A visit to Paris’s fifth arrondissement can make you feel unusually nostalgic in the current climate. Home to the Sorbonne, student-filled cafés and all-round Rive Gauche cool, it’s a world away from France on the brink of change. Also known as the Latin Quarter, le cinquième has ready supplies of retro charm and specialist shops to browse and lose yourself in.
On an early-evening wander, I come across a shop on rue des Écoles that sells mandolins and a rare bookshop on rue du Cardinal-Lemoine with a window display of ironic protest material, including a copy of the Watergate Cookbook. Near the Seine, you’ll find the Jardin des Plantes botanical gardens and the Natural History Museum, all just a stone’s throw away.
Mostly, the area is comfortingly solid and unchanging, with its graceful 19th-century buildings and Emily-in-Paris-style boulangeries – until, that is, you reach rue de Poissy, and you’re faced with the Brutalist concrete facade of the new Hôtel Pilgrim. Once a garage, it is now ready to take guests on a different sort of nostalgia trip: back to the 1970s.
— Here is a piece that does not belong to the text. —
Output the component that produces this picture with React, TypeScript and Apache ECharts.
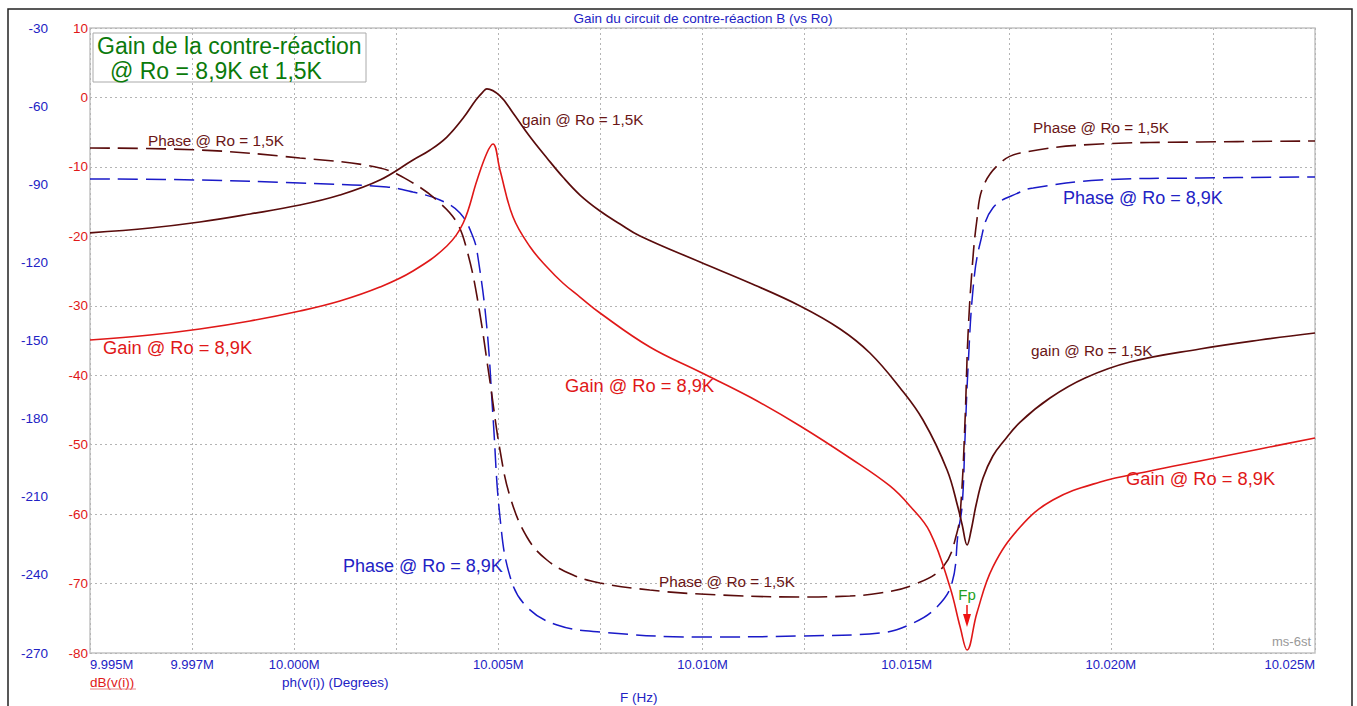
import React, { useEffect, useRef } from 'react';
import * as echarts from 'echarts';

// X tick labels (Hz)
const xLabelValues = [9995000, 9997500, 10000000, 10005000, 10010000, 10015000, 10020000, 10025000];
const xLabelTexts = ['9.995M', '9.997M', '10.000M', '10.005M', '10.010M', '10.015M', '10.020M', '10.025M'];

// Gain @ Ro = 1,5K (dB)
const gain15Freq = [9995000, 9996470, 9997690, 9998920, 10000140, 10001120, 10002100, 10002910, 10003330, 10003740, 10004140, 10004450, 10004620, 10004720, 10005040, 10005360, 10005780, 10006190, 10006580, 10007000, 10007490, 10007980, 10008470, 10009940, 10011160, 10012390, 10013370, 10014100, 10014840, 10015400, 10015990, 10016260, 10016360, 10016480, 10016580, 10016700, 10016870, 10017110, 10017360, 10017780, 10018510, 10019370, 10020470, 10022180, 10023650, 10025000];
const gain15Db = [-19.5, -18.8, -17.94, -16.78, -15.49, -14.05, -11.89, -9.01, -7.57, -5.7, -2.96, -0.37, 0.78, 1.22, 0.21, -2.24, -5.7, -8.72, -11.46, -14.05, -16.35, -18.22, -19.95, -23.7, -26.72, -30.03, -33.34, -36.8, -41.84, -46.45, -53.65, -59.12, -61.57, -64.45, -62.29, -58.69, -54.8, -51.63, -49.62, -46.74, -43.28, -40.4, -38.1, -36.22, -34.93, -33.92];

// Gain @ Ro = 8,9K (dB)
const gain89Freq = [9995000, 9996470, 9997690, 9998920, 10000140, 10001120, 10002100, 10002910, 10003740, 10004140, 10004480, 10004720, 10004870, 10005040, 10005360, 10005780, 10006190, 10006580, 10007000, 10007490, 10008710, 10009940, 10011160, 10012390, 10013610, 10014590, 10015080, 10015570, 10016060, 10016310, 10016480, 10016720, 10017110, 10017780, 10018580, 10019740, 10020960, 10022180, 10023650, 10025000];
const gain89Db = [-34.93, -34.21, -33.34, -32.19, -30.75, -29.31, -27.3, -24.99, -21.39, -18.08, -11.89, -8.0, -6.7, -10.45, -17.22, -21.54, -24.42, -26.72, -28.74, -31.04, -35.94, -39.54, -43.14, -47.31, -51.92, -55.95, -58.83, -62.58, -70.5, -76.26, -79.57, -74.24, -67.62, -61.86, -57.97, -55.38, -53.79, -52.35, -50.62, -49.04];

// Phase @ Ro = 1,5K (degrees)
const phase15Freq = [9995000, 9997690, 10000140, 10002100, 10002910, 10003570, 10003990, 10004230, 10004480, 10004800, 10005040, 10005290, 10005700, 10006190, 10006830, 10007490, 10008710, 10009940, 10012390, 10013610, 10014350, 10015160, 10015890, 10016230, 10016330, 10016430, 10016500, 10016600, 10016720, 10016870, 10017290, 10017780, 10019740, 10022180, 10025000];
const phase15Deg = [-76.08, -76.85, -79.92, -83.76, -89.52, -97.2, -104.88, -115.25, -133.3, -166.32, -192.05, -210.1, -225.46, -234.29, -240.05, -243.12, -245.81, -247.34, -248.5, -248.1, -246.96, -243.89, -236.98, -223.92, -212.4, -180.53, -148.66, -122.93, -103.73, -91.06, -81.84, -78.0, -74.54, -73.78, -73.39];

// Phase @ Ro = 8,9K (degrees)
const phase89Freq = [9995000, 9997690, 10000140, 10002270, 10002910, 10003570, 10004060, 10004380, 10004500, 10004720, 10004870, 10005040, 10005290, 10005700, 10006440, 10007490, 10009940, 10012390, 10014350, 10015160, 10015740, 10016110, 10016260, 10016360, 10016430, 10016500, 10016630, 10016800, 10017110, 10017780, 10018100, 10019740, 10022180, 10025000];
const phase89Deg = [-87.98, -88.37, -89.52, -91.06, -92.98, -96.05, -101.04, -110.26, -117.94, -145.2, -179.38, -217.78, -240.82, -252.34, -259.25, -261.94, -263.86, -263.47, -262.32, -258.48, -252.34, -243.12, -223.92, -213.17, -187.06, -161.33, -129.46, -112.56, -99.12, -92.98, -91.44, -88.37, -87.6, -87.22];

const BROWN = '#5a0c0c';
const BROWN_T = '#6a1616';
const RED = '#e01818';
const BLUE = '#1a1ac8';
const BLUE_T = '#2222c4';
const GREEN = '#0b7a0b';
const FONT = '"Liberation Sans", Arial, Helvetica, sans-serif';

function zip(f: number[], v: number[]) {
  return f.map((x, i) => [x, v[i]]);
}

function txt(text: string, x: number, y: number, color: string, size: number, align: string = 'left') {
  return {
    type: 'text',
    x,
    y,
    z: 100,
    silent: true,
    style: {
      text,
      fill: color,
      fontSize: size,
      fontFamily: FONT,
      textAlign: align,
      textVerticalAlign: 'middle',
      align,
      verticalAlign: 'middle',
    },
  };
}

export default function App() {
  const ref = useRef<HTMLDivElement>(null);
  useEffect(() => {
    const chart = echarts.init(ref.current!, null, { renderer: 'svg' });
    const gridLine = { show: true, lineStyle: { color: '#b4b4b4', width: 1, type: [2, 3] } };
    const lineBase = { type: 'line', showSymbol: false, symbol: 'none', smooth: 0.4, silent: true };
    chart.setOption({
      animation: false,
      backgroundColor: '#ffffff',
      grid: { left: 90, right: 42, top: 28, bottom: 53, show: true, borderColor: '#c4c4c4', borderWidth: 1.5, backgroundColor: 'transparent' },
      xAxis: {
        type: 'value',
        min: 9995000,
        max: 10025000,
        interval: 2500,
        axisLine: { show: false },
        axisTick: { show: false },
        splitLine: gridLine,
        axisLabel: {
          color: BLUE_T,
          fontSize: 13,
          fontFamily: FONT,
          margin: 5,
          showMinLabel: true,
          showMaxLabel: true,
          alignMinLabel: 'left',
          alignMaxLabel: 'right',
          formatter: (v: number) => {
            const i = xLabelValues.indexOf(Math.round(v));
            return i >= 0 ? xLabelTexts[i] : '';
          },
        },
      },
      yAxis: [
        {
          type: 'value',
          position: 'left',
          min: -80,
          max: 10,
          interval: 10,
          axisLine: { show: false },
          axisTick: { show: false },
          splitLine: gridLine,
          axisLabel: { color: RED, fontSize: 13.5, fontFamily: FONT, margin: 2, showMinLabel: true, showMaxLabel: true },
        },
        {
          type: 'value',
          position: 'left',
          offset: 40,
          min: -270,
          max: -30,
          interval: 30,
          axisLine: { show: false },
          axisTick: { show: false },
          splitLine: { show: false },
          axisLabel: { color: BLUE_T, fontSize: 13.5, fontFamily: FONT, margin: 2, showMinLabel: true, showMaxLabel: true },
        },
      ],
      series: [
        { ...lineBase, name: 'Phase @ Ro = 8,9K', yAxisIndex: 1, data: zip(phase89Freq, phase89Deg), lineStyle: { color: BLUE, width: 1.5, type: [20, 8] }, z: 2 },
        { ...lineBase, name: 'Phase @ Ro = 1,5K', yAxisIndex: 1, data: zip(phase15Freq, phase15Deg), lineStyle: { color: BROWN, width: 1.6, type: [20, 8] }, z: 3 },
        { ...lineBase, name: 'gain @ Ro = 1,5K', yAxisIndex: 0, data: zip(gain15Freq, gain15Db), lineStyle: { color: BROWN, width: 1.7 }, z: 4 },
        { ...lineBase, name: 'Gain @ Ro = 8,9K', yAxisIndex: 0, data: zip(gain89Freq, gain89Db), lineStyle: { color: RED, width: 1.6 }, z: 5 },
      ],
      graphic: [
        { type: 'rect', silent: true, z: 90, shape: { x: 8, y: 9, width: 1344, height: 720 }, style: { fill: 'none', stroke: '#222', lineWidth: 1.5 } },
        txt('Gain du circuit de contre-réaction B (vs Ro)', 703, 18, BLUE_T, 13.5, 'center'),
        { type: 'rect', silent: true, z: 95, shape: { x: 93, y: 33, width: 273, height: 49 }, style: { fill: 'none', stroke: '#aaaaaa', lineWidth: 1 } },
        txt('Gain de la contre-réaction', 97, 46, GREEN, 23),
        txt('@ Ro = 8,9K et 1,5K', 110, 71, GREEN, 23),
        txt('gain @ Ro = 1,5K', 522, 119, BROWN_T, 15.3),
        txt('Phase @ Ro = 1,5K', 148, 140, BROWN_T, 15.3),
        txt('Phase @ Ro = 1,5K', 1033, 127, BROWN_T, 15.3),
        txt('Phase @ Ro = 8,9K', 1063, 198, BLUE_T, 18),
        txt('Gain @ Ro = 8,9K', 103, 347, RED, 18.3),
        txt('gain @ Ro = 1,5K', 1031, 350, BROWN_T, 15.3),
        txt('Gain @ Ro = 8,9K', 565, 385, RED, 18.3),
        txt('Gain @ Ro = 8,9K', 1126, 478, RED, 18.3),
        txt('Phase @ Ro = 8,9K', 343, 566, BLUE_T, 18),
        txt('Phase @ Ro = 1,5K', 659, 581, BROWN_T, 15.3),
        txt('Fp', 967, 594, '#22a022', 15, 'center'),
        { type: 'line', silent: true, z: 100, shape: { x1: 967, y1: 605, x2: 967, y2: 616 }, style: { stroke: '#ee1111', lineWidth: 1.5 } },
        { type: 'polygon', silent: true, z: 100, shape: { points: [[963, 614], [971, 614], [967, 627]] }, style: { fill: '#ee1111' } },
        txt('ms-6st', 1311, 641, '#999999', 13, 'right'),
        txt('dB(v(i))', 90, 682, RED, 13.5),
        { type: 'line', silent: true, z: 100, shape: { x1: 90, y1: 689, x2: 136, y2: 689 }, style: { stroke: '#e88888', lineWidth: 1.2 } },
        txt('ph(v(i)) (Degrees)', 282, 682, BLUE_T, 13.5),
        txt('F (Hz)', 620, 697, BLUE_T, 13.5),
      ],
    });
    return () => chart.dispose();
  }, []);
  return <div ref={ref} style={{ position: 'absolute', left: 0, top: 0, width: 1357, height: 706 }} />;
}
If you’re old enough to remember it, that particular decade comes in all shades of opinion. But most agree it was a superb era for furniture, putting the focus on domestic comfort with groovy curves rather than sharp-edged elegance – an element that the Hôtel Pilgrim determinedly celebrates.
Downstairs, the sofas, including a Mario Bellini modular version in cheerfully fat blue corduroy, are squidgy rather than sleek. There are also 70s-appropriate batiks. Having grown up in this era, it feels like I’m coming home, but to an altogether more stylish version.
Naturally there’s plenty of orange. I was part of the least hip family in the universe, but even we had orange plastic Habitat kitchen chairs when I was growing up. The Pilgrim has embraced orange, but the general tone is gentler, less citrus, more like the terracotta hues of the chicken brick, which was my father’s pride and joy.
I can’t help wondering if the Pilgrim’s designers were old enough to experience the 70s in its original format but, even so, the mood is refreshing. Colourful and comfortable, it’s a welcome change from midcentury with its steady diet of tapered chair legs and geometric-minded minimalism. As hotel design goes, this is altogether more relaxed and friendly.
And it seems to work. The Pilgrim is the cheeriest Paris hotel I’ve ever stayed in; the guests chat to each other while drinking cocktails and playing the board games provided. There’s no restaurant, but opposite the mandolin shop is Bonvivant, which lives up to its name as a proper neighbourhood wine bar.
Another win is in the basement – which features a swimming pool for guests that has to be reserved (at no extra cost), so it never gets crowded. There are massage beds and 70s wall tiles in familiar hues of orange and brown.
The next morning I drop in on the Centre Pompidou, built by Richard Rogers and Renzo Piano, which opened in 1977. It’s been a divisive piece of architecture ever since, but if you find the Louvre oppressive (and I do), the light-filled Pompidou and its connection with its environment is a joy. Make the most of it now, as it’s due to close from the end of 2024 for a lengthy renovation.
The city’s other statement architecture of the 70s, Les Halles, rapidly became a rendezvous for both drug-dealing and edgy fashion shoots. Demolished in 2010, it’s now a Westfield shopping centre, which makes me feel that the Pompidou Centre – and the Pilgrim – should be cherished all the more.
The Hôtel Pilgrim, 11 rue de Poissy, Paris, has double rooms from £175 (hotelpilgrim.paris)
The big sleep: three more fabulous European hotels rocking a 70s vibe
The Standard, London
Camden council built this library and office building opposite King’s Cross station, with its distinctive egg box design, in 1979. Now, the ground floor Library bar celebrates the era with a glorious mix of seriously sourced furniture, overgrown houseplants and a book collection that takes in both the kitsch and the thoughtful.
Room-only doubles from £192 (standardhotels.com)
Hoxton Brussels
Housed in IBM’s former headquarters, Victoria Tower’s Brutalist exterior gives way to early Mike Leigh 1970s exuberance within, with pink bathrooms, vintage furniture, velvet sofas and rotary phones. However, away from the retro rooms and suites things get more 2020s with Peruvian-inspired food at the cool Cantina Valentina.
Room-only doubles from £168 (thehoxton.com/brussels)
Hotel Oddsson, Reykjavík
Exposed ducts (installed for Iceland’s geothermal heating), textured wallpaper, modular sofas by Mario Bellini, pink bathroom sinks and a belief in egalitarian and affordable hotels for all. Rooms at this Icelandic hotel come in every configuration, all with direct access to Reykjavík’s groovy Grensásvegur area.